Zudem sei der europäische Forschungsraum weiter entwickelt worden, der exzellentes Forschungspotential biete, sagte die Ministerin. Aber die Zusammenarbeit weise mit seinem Innovationspotential über Europa hinaus. Dabei unterstrich sie die Relevanz der Verteidigung der gemeinsamen europäischen Werte. Die Forschungsfreiheit stünde mittlerweile immer wieder innerhalb und außerhalb Europas unter Druck. Dabei betonte sie - wie später auch die Vertreter der SPD und FDP - den Wert der Bonner Erklärung zur Forschungsfreiheit vom 20. Oktober 2020, mit dem ein deutliches Signal gesetzt worden sei. Sie machte auch mit Blick auf die Pandemie deutlich, dass man nur mit der transnationaler Gesundheitsforschung Fortschritte erzielen könnte, und stellte die schnelle Entwicklung des Impfstoffes gegen COVID 19 von dem in Deutschland ansässigen Unternehmen BioNTech auch als europäischen Erfolg dar.
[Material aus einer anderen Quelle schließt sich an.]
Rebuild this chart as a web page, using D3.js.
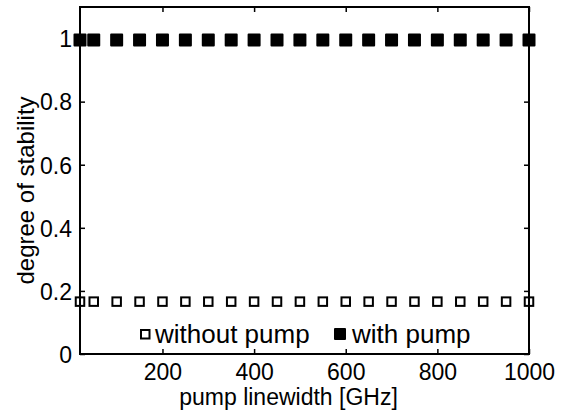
<!DOCTYPE html>
<html><head><meta charset="utf-8">
<script src="https://cdn.jsdelivr.net/npm/d3@7"></script>
<style>body{margin:0;background:#fff}svg{display:block}text{font-family:"Liberation Sans",Arial,sans-serif;fill:#000}</style>
</head><body>
<svg id="c" width="561" height="412"></svg>
<script>
const xValues = [20, 50, 100, 150, 200, 250, 300, 350, 400, 450, 500, 550, 600, 650, 700, 750, 800, 850, 900, 950, 1000];
const withoutPump = [0.166, 0.166, 0.166, 0.166, 0.166, 0.166, 0.166, 0.166, 0.166, 0.166, 0.166, 0.166, 0.166, 0.166, 0.166, 0.166, 0.166, 0.166, 0.166, 0.166, 0.166];
const withPump = [0.995, 0.995, 0.995, 0.995, 0.995, 0.995, 0.995, 0.995, 0.995, 0.995, 0.995, 0.995, 0.995, 0.995, 0.995, 0.995, 0.995, 0.995, 0.995, 0.995, 0.995];
const xTicks = [200, 400, 600, 800, 1000];
const yTicks = [0, 0.2, 0.4, 0.6, 0.8, 1];
const legendLabels = ["without pump", "with pump"];

const svg = d3.select("#c");
const L = 80, R = 529, T = 7, B = 354;
const x = d3.scaleLinear().domain([20, 1000]).range([L, R]);
const y = d3.scaleLinear().domain([0, 1.1]).range([B, T]);
const fs = 23;

// axes
const gx = svg.append("g").attr("transform", `translate(0,${B})`)
  .call(d3.axisBottom(x).tickValues(xTicks).tickSizeInner(-5).tickSizeOuter(0).tickPadding(10).tickFormat(d3.format("d")));
const gxt = svg.append("g").attr("transform", `translate(0,${T})`)
  .call(d3.axisTop(x).tickValues(xTicks).tickSizeInner(-5).tickSizeOuter(0).tickFormat(""));
const gy = svg.append("g").attr("transform", `translate(${L},0)`)
  .call(d3.axisLeft(y).tickValues(yTicks).tickSizeInner(-5).tickSizeOuter(0).tickPadding(8).tickFormat(d => d === 0 ? "0" : d === 1 ? "1" : d3.format(".1f")(d)));
const gyr = svg.append("g").attr("transform", `translate(${R},0)`)
  .call(d3.axisRight(y).tickValues(yTicks).tickSizeInner(-5).tickSizeOuter(0).tickFormat(""));
[gx, gxt, gy, gyr].forEach(g => {
  g.select(".domain").remove();
  g.selectAll(".tick line").attr("stroke", "#000").attr("stroke-width", 1.5);
  g.selectAll("text").style("font-size", fs + "px").attr("fill", "#000");
});
gy.selectAll("text").attr("dy", "0.36em");
// box
svg.append("rect").attr("x", L).attr("y", T).attr("width", R - L).attr("height", B - T)
  .attr("fill", "none").attr("stroke", "#000").attr("stroke-width", 2);

// data
svg.append("g").selectAll("rect").data(xValues.map((d, i) => [d, withoutPump[i]])).join("rect")
  .attr("x", d => x(d[0]) - 4.25).attr("y", d => y(d[1]) - 4.25)
  .attr("width", 8.5).attr("height", 8.5)
  .attr("fill", "none").attr("stroke", "#000").attr("stroke-width", 2);
svg.append("g").selectAll("rect").data(xValues.map((d, i) => [d, withPump[i]])).join("rect")
  .attr("x", d => x(d[0]) - 5.5).attr("y", d => y(d[1]) - 5.5)
  .attr("width", 11).attr("height", 11)
  .attr("fill", "#000").attr("stroke", "#000").attr("stroke-width", 2).attr("stroke-linejoin", "round");

// legend
const lfs = 26;
const lg = svg.append("g");
lg.append("rect").attr("x", 141).attr("y", 330).attr("width", 8.5).attr("height", 8.5)
  .attr("fill", "none").attr("stroke", "#000").attr("stroke-width", 2);
lg.append("text").attr("x", 155).attr("y", 343).style("font-size", lfs + "px").text(legendLabels[0]);
lg.append("rect").attr("x", 335).attr("y", 329).attr("width", 10).attr("height", 10)
  .attr("fill", "#000").attr("stroke", "#000").attr("stroke-width", 2).attr("stroke-linejoin", "round");
lg.append("text").attr("x", 352).attr("y", 343).style("font-size", lfs + "px").text(legendLabels[1]);

// labels
svg.append("text").attr("x", (L + R) / 2 - 16).attr("y", 405).attr("text-anchor", "middle")
  .style("font-size", fs + "px").text("pump linewidth [GHz]");
svg.append("text").attr("transform", `translate(34,${(T + B) / 2 + 10}) rotate(-90)`).attr("text-anchor", "middle")
  .style("font-size", "24px").text("degree of stability");
</script>
</body></html>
Karliczek sagte: „Das kann kein Land allein.“ Dem widersprach im weiteren Verlauf der Sitzung vor allem der Vertreter der AfD. Er betonte, dass dies doch vor allem in erster Linie ein deutscher Erfolg sei, da BioNTech national gefördert worden sei.
Der Vertreter der CDU betonte, dass sich seine Fraktion sehr darüber gefreut habe, dass die Bundesregierung das Thema Bildung, Forschung und Innovation ganz oben auf die Agenda der EU-Ratspräsidentschaft gestellt habe. Zudem lobte er die Akzentsetzung in der stärkeren Zusammenarbeit im europäischen Bildungsraum. Der Vertreter der SPD unterstrich, dass er den Eindruck habe, dass die Entwicklungen in der Europäischen Union jedoch nicht nur einheitlich seien. Positiv wertete er unter anderem die Einigung über den mittelfristigen Finanzrahmen und die Osnabrücker Erklärung zur Weiterbildung, machte aber auch deutlich, dass der Impuls zur europäischen Hochschule noch nicht ausreichend aufgegriffen worden sei, die der französische Präsident Emmanuel Macron vorgeschlagen hatte.
In Anknüpfung an das Thema der Gefährdung der Wissenschaftsfreiheit ging ein Vertreter der FDP-Fraktion auf die Einschnitte innerhalb der Europäischen Union, nämlich in Ungarn, ein. Dort sei seit 2008 die Zulassung zum Studiengang Gender-Studies gestrichen worden und hinzu käme nun, dass Homosexuellen untersagt werde, Kinder zu adoptieren.
Eine Vertreterin der Linken fragte, ob die bereitgestellten Gelder für Forschung und Innovation in der EU reichen würden, da eigentlich drei Prozent der Bruttoinlandsproduktes für Forschung und Innovation in Europa angestrebt worden seien. Momentan liege der Wert lediglich im Durchschnitt bei etwas über zwei Prozent.
Ein Vertreter von Bündnis 90/Die Grünen sagte: „Die EU-Ratspräsidentschaft ist mit wenig Ambitionen für die Weiterentwicklung des Kontinents gestartet und dementsprechend fällt auch die Abschlussbilanz aus.“ Die Pandemie habe natürlich alle sehr gefordert, könne aber nicht als Erklärung für alles dienen. Er kritisierte die Kürzung des europäischen Forschungsrahmenprogramms. Die Mittel sollen für den Haushalt 2021 bis 2027 um insgesamt 13,5 Milliarden Euro gekürzt werden.